Yes, you were trying to be a smartass. She may not technically own the garbage can, but she is paying to use it, and that means she owns the rights to its use. You do not have any right at all to use it. She is paying for her trash to be collected, not yours, and by dumping your trash in her place you are stealing from her.

She has a limited amount of space in her trash can. Every other person that dumps in her space reduces the amount available to her. If she runs out of space, then she has to deal with an overflow that won’t be collected. One small item might not seem bad to you, but what if 100 people came by and each dropped one small item in her receptacle? Or what if you dumped a large bag of garbage? Can you see how that would be objectionable?

And it makes no difference whether it is a bag of smelly dog poo, or something clean and non-smelly, such as an empty cigarette packet.

Never have seen one in 60 years in a wide variety of states. In fact our local parks have bags for dog poop, but no special cans, so they clearly expect you to put it with the trash.

Not if the can is out for collection and there is plenty of room. Our homeowners association gets mad if cans are in front of the house, so anyone putting dog poop in a can where this could be a problem has the bigger sin of trespassing.

Nor here in the SW Pennsylvania (Pittsburgh area). Municipally provided recycling bins, yes, but not trash cans. We buy our own and have to follow some occasionally arcane rules for when they’re put out on the curb, when they’re brought back from the curb and where they’re kept in the meanwhile.

In the city proper, where I live, it’s not even required that trash be brought to the curb in a can. Bags can just be left at the curb so long as they’re tied up. If it’s trash pickup morning (or the night before) someone could leave their bag of dog poop next to my trash can or in with my bags without any problem.

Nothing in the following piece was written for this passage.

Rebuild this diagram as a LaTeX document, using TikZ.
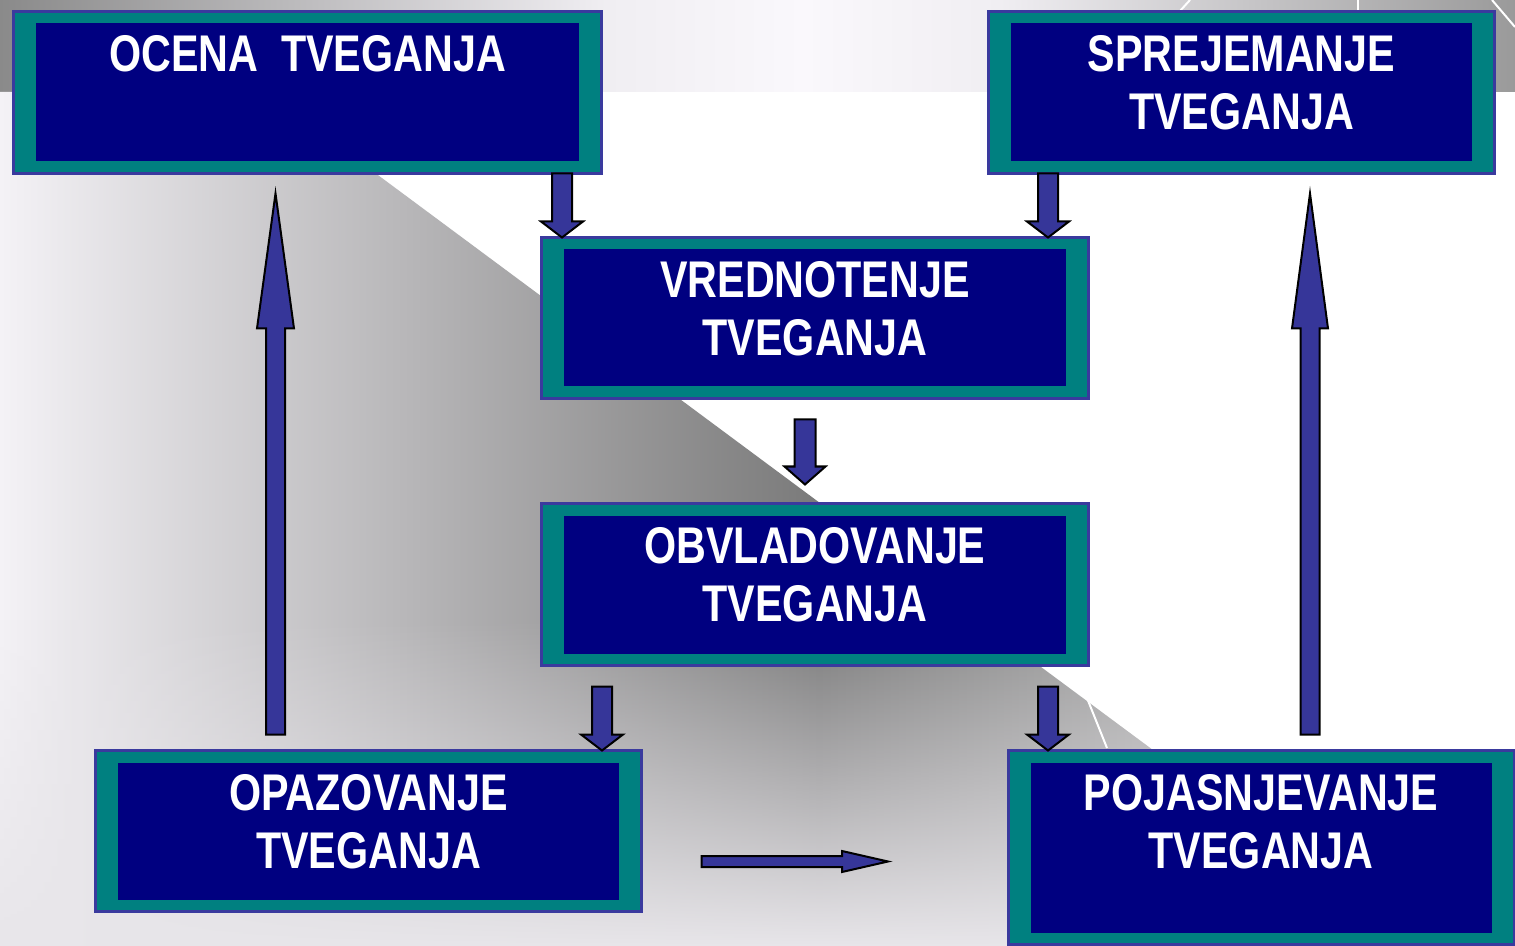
\documentclass[tikz,border=0pt]{standalone}
\usepackage{fontspec}
\newfontfamily\boxfont[FakeStretch=0.8]{Liberation Sans}
\usetikzlibrary{positioning, calc, fadings}
\definecolor{navybox}{HTML}{000080}
\definecolor{tealframe}{HTML}{008080}
\definecolor{boxedge}{HTML}{3A3A9E}
\definecolor{arrowfill}{HTML}{363699}
\definecolor{stripdark}{HTML}{8A8A8A}
\definecolor{stripmid}{HTML}{F0EEF2}
\definecolor{stripwhite}{HTML}{FAF8FC}
\definecolor{stripright}{HTML}{9A9A9A}
\definecolor{wedgelight}{HTML}{F4F2F6}
\definecolor{wedgedark}{HTML}{7A7A7A}
\definecolor{wedgemid}{HTML}{A6A6A6}
\definecolor{wedgefade}{HTML}{E8E6EA}
\pgfdeclarehorizontalshading{topband}{100bp}{color(0bp)=(stripdark); color(25bp)=(stripdark); color(45bp)=(stripmid); color(51.5bp)=(stripwhite); color(58bp)=(stripmid); color(75bp)=(stripright); color(100bp)=(stripright)}
\pgfdeclarehorizontalshading{wedgeband}{100bp}{color(0bp)=(wedgelight); color(25bp)=(wedgelight); color(53.9bp)=(wedgedark); color(65.6bp)=(wedgemid); color(75bp)=(wedgemid); color(100bp)=(wedgemid)}
\newcommand{\blockarrow}[5]{%
  \path ($(#2)!#5!(#1)$) coordinate (hb);
  \draw[arrowbody] ($(#1)!#3!90:(#2)$) -- ($(hb)!#3!90:(#2)$) -- ($(hb)!#4!90:(#2)$) -- (#2)
    -- ($(hb)!#4!-90:(#2)$) -- ($(hb)!#3!-90:(#2)$) -- ($(#1)!#3!-90:(#2)$) -- cycle;
}

\begin{document}
\begin{tikzpicture}[
  x=0.5pt, y=-0.5pt,
  riskbox/.style={rectangle, draw=boxedge, line width=1.5pt, fill=tealframe, outer sep=0pt, inner sep=0pt,
    path picture={\fill[navybox] ([xshift=11.25pt,yshift=-6pt]path picture bounding box.north west)
      rectangle ([xshift=-11.25pt,yshift=6pt]path picture bounding box.south east);}},
  boxtext/.style={text=white, font=\boxfont\bfseries\fontsize{25.8pt}{29pt}\selectfont, align=center, inner sep=0pt},
  arrowbody/.style={fill=arrowfill, draw=black, line width=1pt, line join=miter}
]
\useasboundingbox (0,0) rectangle (1515,946);
\fill[white] (0,0) rectangle (1515,946);
\shade[shading=topband] (0,0) rectangle (1515,92);
\shade[shading=wedgeband] (0,92) -- (266,92) -- (1417,946) -- (0,946) -- cycle;
\begin{scope}
  \clip (0,92) -- (266,92) -- (1417,946) -- (0,946) -- cycle;
  \fill[wedgefade, path fading=north] (0,620) rectangle (1417,946);
\end{scope}
\draw[white, line width=1pt] (1190,0) -- (1180,11);
\draw[white, line width=0.8pt] (1358,0) -- (1358,92);
\draw[white, line width=1pt] (1492,0) -- (1515,27);
\draw[white, line width=1pt] (1075,668) -- (1107,748);

\node[riskbox, minimum width=294pt, minimum height=81pt] (ocena) at (307.5,92.5) {};
\node[riskbox, minimum width=253pt, minimum height=81pt] (sprej) at (1241.5,92.5) {};
\node[riskbox, minimum width=273.5pt, minimum height=80.5pt] (vred) at (815,318) {};
\node[riskbox, minimum width=273.5pt, minimum height=81pt, below=52.5pt of vred] (obvl) {};
\node[riskbox, minimum width=273pt, minimum height=80.5pt] (opaz) at (368.5,831) {};
\node[riskbox, minimum width=253pt, minimum height=97pt] (pojas) at (1261,847.5) {};

\node[boxtext, below=12pt of ocena.north] (ocenatxt) {OCENA\ \ TVEGANJA};
\node[boxtext, below=12pt of sprej.north] (sprejtxt) {SPREJEMANJE\\TVEGANJA};
\node[boxtext, below=12pt of vred.north] (vredtxt) {VREDNOTENJE\\TVEGANJA};
\node[boxtext, below=12pt of obvl.north] (obvltxt) {OBVLADOVANJE\\TVEGANJA};
\node[boxtext, below=12pt of opaz.north] (opaztxt) {OPAZOVANJE\\TVEGANJA};
\node[boxtext, below=12pt of pojas.north] (pojastxt) {POJASNJEVANJE\\TVEGANJA};

\coordinate (at1) at ($(ocena.south east)+(-39.5,0)$);
\coordinate (ah1) at (at1 |- vred.north);
\coordinate (at2) at ($(sprej.south west)+(59.5,0)$);
\coordinate (ah2) at (at2 |- vred.north);
\coordinate (at3) at ($(vred.south)+(-10,21)$);
\coordinate (ah3) at ($(at3 |- obvl.north)+(0,-19)$);
\coordinate (at4) at ($(obvl.south west)+(60.5,21)$);
\coordinate (ah4) at (at4 |- opaz.north);
\coordinate (at5) at ($(obvl.south east)+(-40.5,21)$);
\coordinate (ah5) at (at5 |- pojas.north);
\coordinate (at6) at ($(opaz.east)+(60,30.5)$);
\coordinate (ah6) at ($(at6 -| pojas.west)+(-120,0)$);
\coordinate (at7) at ($(opaz.north west)+(180,-16)$);
\coordinate (ah7) at ($(at7 |- ocena.south)+(0,20)$);
\coordinate (at8) at ($(pojas.north west)+(302,-16)$);
\coordinate (ah8) at ($(at8 |- sprej.south)+(0,20)$);

\blockarrow{at1}{ah1}{5pt}{10.5pt}{8pt}
\blockarrow{at2}{ah2}{5pt}{10.5pt}{8pt}
\blockarrow{at3}{ah3}{5.25pt}{10.25pt}{9pt}
\blockarrow{at4}{ah4}{5pt}{10.5pt}{8pt}
\blockarrow{at5}{ah5}{5pt}{10.5pt}{8pt}
\blockarrow{at6}{ah6}{2.75pt}{5.25pt}{23pt}
\blockarrow{at7}{ah7}{4.75pt}{9.25pt}{67.5pt}
\blockarrow{at8}{ah8}{4.75pt}{9pt}{67.5pt}
\end{tikzpicture}
\end{document}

Otherwise though, no. Take it with you. Put it in your own trash can and suffer if your can isn’t fully emptied, rather than leaving that nastiness to me. Cans not being fully emptied (because our trash collectors aren’t especially rigorous) is commonplace, and little things down in the bottom routinely stick around. If it’s your dog, you learn that and take steps to rectify it. (Consolidating little bags into a larger bag, typically.) But that’s not my lookout.